Kannada Cuisine said...

@Rekha..

I have never had that problem before. So I am not sure if I will be able to help you.
The dough should not be very tight, it generally turns out to be pretty pliable with just a slight resistance.
Most often than not the problem will be that the jaggery is not of good quality or that the rice did not have enough moisture.
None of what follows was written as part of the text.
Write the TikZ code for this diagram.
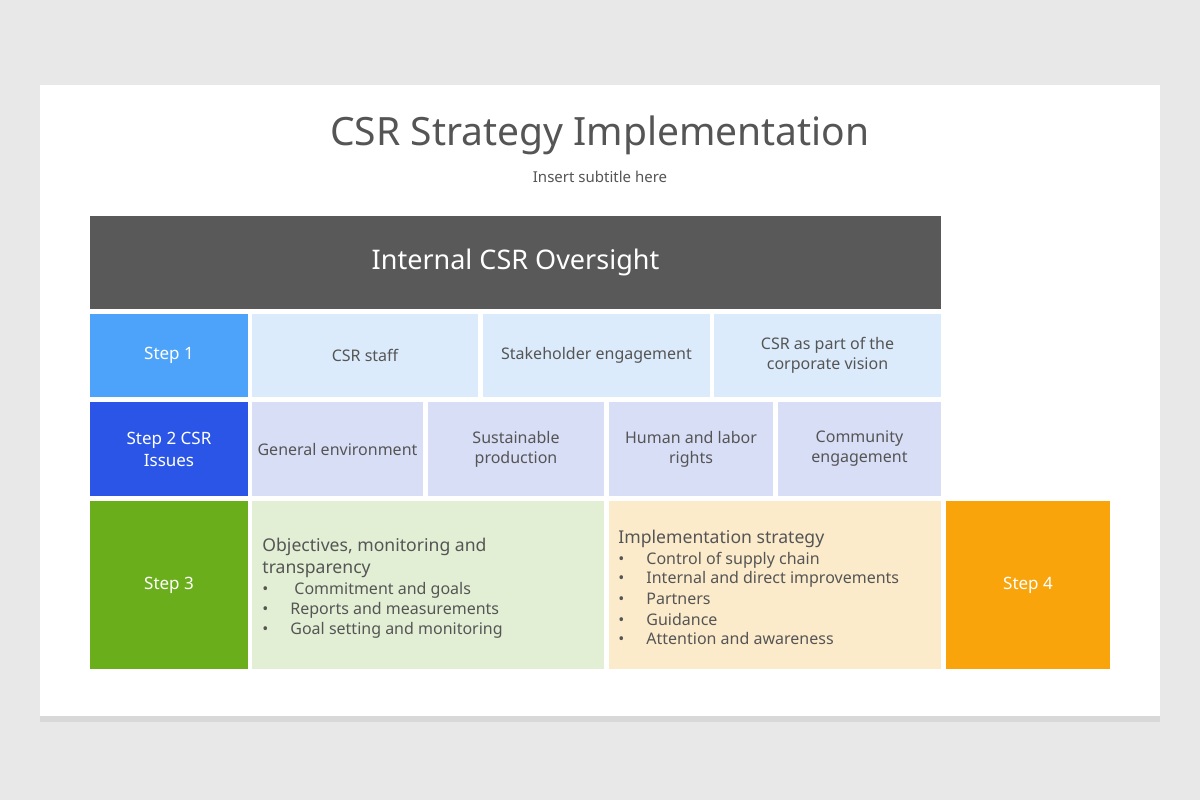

Wonder if you got the proportions all right? If you got the proportions alright, u can end up with a tight dough only if you over cooked jaggery. And disintegrating in oil...well I have to ask my folks and get back :)

pushpa said...

TUMBA CHANNAGI BAREDIDIRA..... THIS IS THE FIRST TIME I AM TRYING. HOPE IT COMES WELL N TASTES DELICIOUS.... PRAY FOR ME PLEAST.... HAPPY DEEPAVALI.....

Latha Madhusudhan said...

Ayoo eshtu channagi bandidee....I luv this.
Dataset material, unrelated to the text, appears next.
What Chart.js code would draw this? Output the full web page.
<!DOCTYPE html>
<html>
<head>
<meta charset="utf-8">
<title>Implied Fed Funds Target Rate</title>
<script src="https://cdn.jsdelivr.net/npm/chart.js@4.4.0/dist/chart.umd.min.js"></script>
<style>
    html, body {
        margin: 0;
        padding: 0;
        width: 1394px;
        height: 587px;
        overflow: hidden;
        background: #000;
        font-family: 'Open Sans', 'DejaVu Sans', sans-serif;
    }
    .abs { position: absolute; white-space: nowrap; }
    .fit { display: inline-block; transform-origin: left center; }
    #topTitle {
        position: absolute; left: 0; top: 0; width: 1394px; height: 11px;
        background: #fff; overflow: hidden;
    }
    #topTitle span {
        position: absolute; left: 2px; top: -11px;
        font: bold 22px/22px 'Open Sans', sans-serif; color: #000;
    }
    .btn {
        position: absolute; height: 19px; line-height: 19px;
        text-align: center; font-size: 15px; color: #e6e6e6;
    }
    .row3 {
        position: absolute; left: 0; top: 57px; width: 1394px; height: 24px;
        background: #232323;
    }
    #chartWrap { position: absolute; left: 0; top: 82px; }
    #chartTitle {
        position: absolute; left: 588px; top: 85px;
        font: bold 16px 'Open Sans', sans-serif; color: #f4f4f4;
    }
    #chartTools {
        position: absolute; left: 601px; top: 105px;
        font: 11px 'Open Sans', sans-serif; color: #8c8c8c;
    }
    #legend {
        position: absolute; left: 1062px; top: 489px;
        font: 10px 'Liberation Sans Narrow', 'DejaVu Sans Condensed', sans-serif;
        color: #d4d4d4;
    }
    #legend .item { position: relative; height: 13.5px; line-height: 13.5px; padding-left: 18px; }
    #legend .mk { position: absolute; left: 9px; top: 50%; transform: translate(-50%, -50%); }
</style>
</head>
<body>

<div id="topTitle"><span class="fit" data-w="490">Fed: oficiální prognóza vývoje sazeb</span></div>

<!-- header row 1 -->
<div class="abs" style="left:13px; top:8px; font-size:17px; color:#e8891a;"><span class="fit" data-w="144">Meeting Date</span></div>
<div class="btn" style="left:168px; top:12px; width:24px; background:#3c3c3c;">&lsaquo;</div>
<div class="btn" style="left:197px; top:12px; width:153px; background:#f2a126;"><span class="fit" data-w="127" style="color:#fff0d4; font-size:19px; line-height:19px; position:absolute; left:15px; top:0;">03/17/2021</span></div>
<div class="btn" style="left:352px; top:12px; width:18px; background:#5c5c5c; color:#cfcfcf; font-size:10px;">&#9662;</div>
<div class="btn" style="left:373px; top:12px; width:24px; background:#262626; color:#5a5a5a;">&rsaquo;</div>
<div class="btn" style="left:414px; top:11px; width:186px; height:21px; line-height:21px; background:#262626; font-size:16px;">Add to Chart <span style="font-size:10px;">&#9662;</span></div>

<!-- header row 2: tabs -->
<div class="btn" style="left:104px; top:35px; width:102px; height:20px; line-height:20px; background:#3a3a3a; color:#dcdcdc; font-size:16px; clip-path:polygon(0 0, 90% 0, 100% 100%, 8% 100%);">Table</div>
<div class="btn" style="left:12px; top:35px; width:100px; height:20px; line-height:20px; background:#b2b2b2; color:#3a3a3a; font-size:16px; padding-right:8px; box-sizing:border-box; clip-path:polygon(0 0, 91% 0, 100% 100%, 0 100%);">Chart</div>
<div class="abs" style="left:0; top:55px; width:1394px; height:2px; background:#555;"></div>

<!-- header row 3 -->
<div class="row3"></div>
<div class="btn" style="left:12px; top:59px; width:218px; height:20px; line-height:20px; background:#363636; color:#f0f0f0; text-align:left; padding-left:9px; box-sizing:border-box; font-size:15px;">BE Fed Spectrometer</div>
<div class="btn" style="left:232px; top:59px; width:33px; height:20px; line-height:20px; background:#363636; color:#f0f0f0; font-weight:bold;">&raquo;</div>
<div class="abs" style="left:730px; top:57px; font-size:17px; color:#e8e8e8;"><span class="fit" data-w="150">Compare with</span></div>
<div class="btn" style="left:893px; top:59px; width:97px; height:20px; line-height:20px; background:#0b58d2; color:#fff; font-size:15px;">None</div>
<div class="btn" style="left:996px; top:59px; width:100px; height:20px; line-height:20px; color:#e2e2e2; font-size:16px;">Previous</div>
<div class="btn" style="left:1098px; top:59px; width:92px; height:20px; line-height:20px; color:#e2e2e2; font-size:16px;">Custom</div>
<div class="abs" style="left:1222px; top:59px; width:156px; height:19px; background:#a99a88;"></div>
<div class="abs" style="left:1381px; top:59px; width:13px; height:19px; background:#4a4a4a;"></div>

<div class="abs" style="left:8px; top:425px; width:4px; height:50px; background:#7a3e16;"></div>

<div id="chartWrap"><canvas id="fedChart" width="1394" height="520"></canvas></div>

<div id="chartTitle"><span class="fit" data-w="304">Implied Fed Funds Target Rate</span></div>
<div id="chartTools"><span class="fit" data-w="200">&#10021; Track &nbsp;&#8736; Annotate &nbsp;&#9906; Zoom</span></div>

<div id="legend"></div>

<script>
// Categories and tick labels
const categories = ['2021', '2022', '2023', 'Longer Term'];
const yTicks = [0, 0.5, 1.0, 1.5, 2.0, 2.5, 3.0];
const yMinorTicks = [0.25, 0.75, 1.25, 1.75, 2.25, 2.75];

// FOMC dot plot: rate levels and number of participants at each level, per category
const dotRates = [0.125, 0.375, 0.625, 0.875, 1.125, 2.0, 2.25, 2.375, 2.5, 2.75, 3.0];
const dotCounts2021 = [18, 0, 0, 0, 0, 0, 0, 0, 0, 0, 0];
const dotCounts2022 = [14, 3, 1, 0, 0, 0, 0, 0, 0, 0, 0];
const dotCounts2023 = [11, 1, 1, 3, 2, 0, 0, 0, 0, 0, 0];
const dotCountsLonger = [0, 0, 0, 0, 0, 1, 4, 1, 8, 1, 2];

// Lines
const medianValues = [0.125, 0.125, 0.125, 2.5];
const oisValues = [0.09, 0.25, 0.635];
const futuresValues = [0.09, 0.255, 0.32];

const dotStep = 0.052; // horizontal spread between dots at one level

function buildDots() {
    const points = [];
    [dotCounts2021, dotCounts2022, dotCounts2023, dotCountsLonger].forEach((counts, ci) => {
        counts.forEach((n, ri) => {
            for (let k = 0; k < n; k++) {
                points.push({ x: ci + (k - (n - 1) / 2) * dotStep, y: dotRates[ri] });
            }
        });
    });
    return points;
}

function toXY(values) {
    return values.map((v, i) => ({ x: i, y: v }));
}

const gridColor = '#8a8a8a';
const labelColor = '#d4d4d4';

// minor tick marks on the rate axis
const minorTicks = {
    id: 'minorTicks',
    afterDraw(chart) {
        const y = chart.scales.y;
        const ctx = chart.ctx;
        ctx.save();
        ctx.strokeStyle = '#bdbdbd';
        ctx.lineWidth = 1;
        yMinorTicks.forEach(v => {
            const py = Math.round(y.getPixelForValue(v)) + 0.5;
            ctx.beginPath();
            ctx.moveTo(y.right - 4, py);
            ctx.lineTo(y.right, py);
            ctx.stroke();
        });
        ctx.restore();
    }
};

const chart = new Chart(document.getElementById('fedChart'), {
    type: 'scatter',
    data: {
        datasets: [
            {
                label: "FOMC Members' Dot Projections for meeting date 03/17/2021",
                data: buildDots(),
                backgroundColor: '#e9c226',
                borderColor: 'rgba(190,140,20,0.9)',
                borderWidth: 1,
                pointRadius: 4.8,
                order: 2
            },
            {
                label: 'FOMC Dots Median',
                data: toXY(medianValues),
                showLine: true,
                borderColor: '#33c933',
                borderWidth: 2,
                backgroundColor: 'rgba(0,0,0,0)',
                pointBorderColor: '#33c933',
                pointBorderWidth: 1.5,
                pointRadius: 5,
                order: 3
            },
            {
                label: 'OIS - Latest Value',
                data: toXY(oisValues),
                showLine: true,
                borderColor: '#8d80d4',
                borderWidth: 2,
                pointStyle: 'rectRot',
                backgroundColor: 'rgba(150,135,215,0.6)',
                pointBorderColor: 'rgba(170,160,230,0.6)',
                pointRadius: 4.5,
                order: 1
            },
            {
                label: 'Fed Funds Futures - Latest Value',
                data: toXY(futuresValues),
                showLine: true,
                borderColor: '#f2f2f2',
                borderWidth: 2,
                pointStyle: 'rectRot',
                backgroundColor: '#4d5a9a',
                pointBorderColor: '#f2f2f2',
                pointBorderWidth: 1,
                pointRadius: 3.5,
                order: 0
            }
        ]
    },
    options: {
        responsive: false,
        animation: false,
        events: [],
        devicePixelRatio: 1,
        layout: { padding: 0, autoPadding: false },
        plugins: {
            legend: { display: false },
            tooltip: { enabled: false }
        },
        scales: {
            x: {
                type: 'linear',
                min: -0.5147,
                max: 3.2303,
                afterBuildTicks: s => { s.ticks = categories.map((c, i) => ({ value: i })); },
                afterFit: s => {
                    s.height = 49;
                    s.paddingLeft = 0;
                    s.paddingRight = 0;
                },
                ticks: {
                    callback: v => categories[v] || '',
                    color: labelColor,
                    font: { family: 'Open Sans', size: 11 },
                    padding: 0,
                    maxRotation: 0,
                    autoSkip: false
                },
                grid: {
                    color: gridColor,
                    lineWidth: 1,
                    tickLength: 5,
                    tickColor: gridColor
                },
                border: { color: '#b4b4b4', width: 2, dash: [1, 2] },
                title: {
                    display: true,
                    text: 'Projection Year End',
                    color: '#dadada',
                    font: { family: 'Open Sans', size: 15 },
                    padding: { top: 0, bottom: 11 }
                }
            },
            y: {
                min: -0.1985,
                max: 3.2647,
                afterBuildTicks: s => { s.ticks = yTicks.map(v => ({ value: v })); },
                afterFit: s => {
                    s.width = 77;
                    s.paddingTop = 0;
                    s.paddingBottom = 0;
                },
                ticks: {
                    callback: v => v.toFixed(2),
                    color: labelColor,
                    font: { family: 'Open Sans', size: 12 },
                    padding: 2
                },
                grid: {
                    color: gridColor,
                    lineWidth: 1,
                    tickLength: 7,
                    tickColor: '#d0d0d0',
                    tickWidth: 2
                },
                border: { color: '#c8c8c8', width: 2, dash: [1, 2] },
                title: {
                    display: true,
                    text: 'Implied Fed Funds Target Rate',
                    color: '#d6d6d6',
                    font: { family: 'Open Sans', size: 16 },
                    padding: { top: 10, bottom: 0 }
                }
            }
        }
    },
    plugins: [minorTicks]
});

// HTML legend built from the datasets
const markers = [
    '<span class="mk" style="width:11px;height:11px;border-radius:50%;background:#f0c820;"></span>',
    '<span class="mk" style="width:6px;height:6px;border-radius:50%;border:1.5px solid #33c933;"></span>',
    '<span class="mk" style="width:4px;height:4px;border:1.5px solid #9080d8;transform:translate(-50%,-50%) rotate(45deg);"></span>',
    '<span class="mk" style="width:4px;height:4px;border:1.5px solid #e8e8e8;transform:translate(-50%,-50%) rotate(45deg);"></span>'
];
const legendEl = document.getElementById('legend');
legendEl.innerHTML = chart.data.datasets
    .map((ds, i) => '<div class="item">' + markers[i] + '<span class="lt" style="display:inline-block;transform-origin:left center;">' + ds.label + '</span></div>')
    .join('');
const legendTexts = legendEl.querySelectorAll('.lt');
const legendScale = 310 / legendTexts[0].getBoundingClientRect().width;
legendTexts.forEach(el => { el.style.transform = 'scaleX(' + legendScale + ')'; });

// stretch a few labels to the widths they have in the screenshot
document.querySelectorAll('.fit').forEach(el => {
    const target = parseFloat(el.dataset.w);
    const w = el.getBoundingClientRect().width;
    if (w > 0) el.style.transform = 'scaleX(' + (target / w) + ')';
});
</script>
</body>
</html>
New to your beautiful space.

Following you ree!!

http://mindlesslampoons.blogspot.com/ said...

Nestled in a remote corner in Bengal, I tripped and stumbled in here on my search for the perfect 'namma uru kajjaya' recipe. I am not sure how an amateur commie like me is going to do justice to this fritter your way, but.. I am trying. With rice soaking up in the colander..... Thanx

http://mindlesslampoons.blogspot.com/ said...

Nestled in a remote corner in Bengal, I tripped and stumbled in here on my search for the perfect 'namma uru kajjaya' recipe. I am not sure how an amateur commie like me is going to do justice to this fritter your way, but.. I am trying. With rice soaking up in the colander..... Thanx

Anonymous said...

If your kajjaya is disintegrating, dough could be dry. Uue a couple of teaspons of warm milk and knead the dough well. If dough is not dry and yet disintegrates in oil, use a spoon or two of wheat flour to bind.